GameSpot may receive revenue from affiliate and advertising partnerships for sharing this content and from purchases through links.

Tomb Raider Writer Rhianna Pratchett On Why GTA 5 Made Her "Really Disappointed"

"I remember being really disappointed with GTA V that the three characters were all guys."

Veteran video game writer Rhianna Pratchett has shared her thoughts on where she would like to see games go in the future. The Mirror's Edge and Tomb Raider writer said, in particular, she'd like to see GTA-style mature-rated games featuring women in the lead roles.

Speaking to Wired, Pratchett said she was "really disappointed" with Grand Theft Auto V because all of its three main playable characters were men. She saw this as a missed opportunity.

"I am interested in what the developers that tend to do hypermasculine worlds would do with more female-lead stuff. I remember being really disappointed with GTA V that the three characters were all guys. I know that the Housers [Daniel and Sam Houser, co-founders of Rockstar Games and developers behind Grand Theft Auto] have talked about the GTA series as being an exploration of masculinity and I thought well, masculinity is not just the domain of men and femininity is not just the domain of women," Pratchett said.

"It felt like it would have been more interesting to me to see a woman operating in that kind of world because there were some great female characters in The Wire that kind of had to operate in a masculine criminal underworld," she added, calling out Netflix's Orange is the New Black as another example.

Pratchett said she hopes developers behind some of the "hypermasculine" franchises will turn their attention toward making games with women in the lead roles.

"I'd like those developers that excel at the hypermasculine stuff to take a stab at female-lead stories and look at the things that would come out of that, the textures and nuances and all sorts of interesting stuff that we haven't seen before because there hasn't been a lot of 18/M rated, first-person or third-person shooters with a female lead," she said. "I'd really like to see more female characters in that context."

Also in the interview, Pratchett spoke about how she is no fan of the term "strong female character," because it represents a double standard in her eyes.

"You don't call male characters strong, you can just call them interesting, or textured, or complicated, or temperamental, or stubborn," she said. "We don't call them strong because they're assumed to be strong. They don't always try to find it and take time to find the kind of nuance and texture and uniqueness of a female character's story."

The full interview is a fascinating and in-depth look into Pratchett's history in games and more.
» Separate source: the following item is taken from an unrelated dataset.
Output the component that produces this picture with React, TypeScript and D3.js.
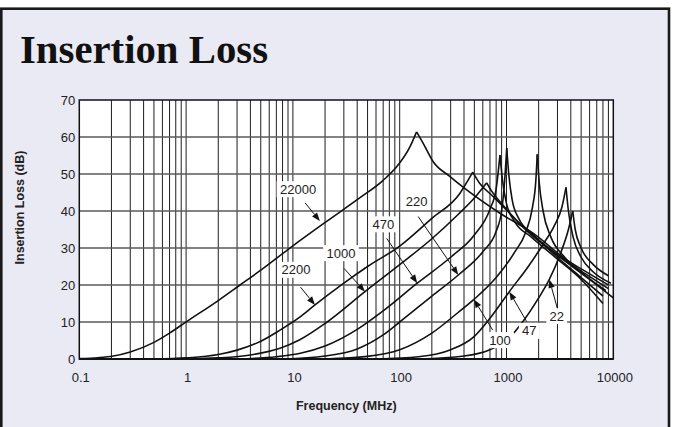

One of the other anecdotes she shared is that she was approached to work on a Fable game (she didn't say which one), but then was "ghosted" by the recruiter.

"Honestly, a Fable recruiter did hit me and my agent up about it at one point and then sort of ghosted us, which I was slightly disappointed about," she said.

One of Pratchett's latest games was Lost Words: Beyond the Page, a 2D adventure platforming game out now on console and PC.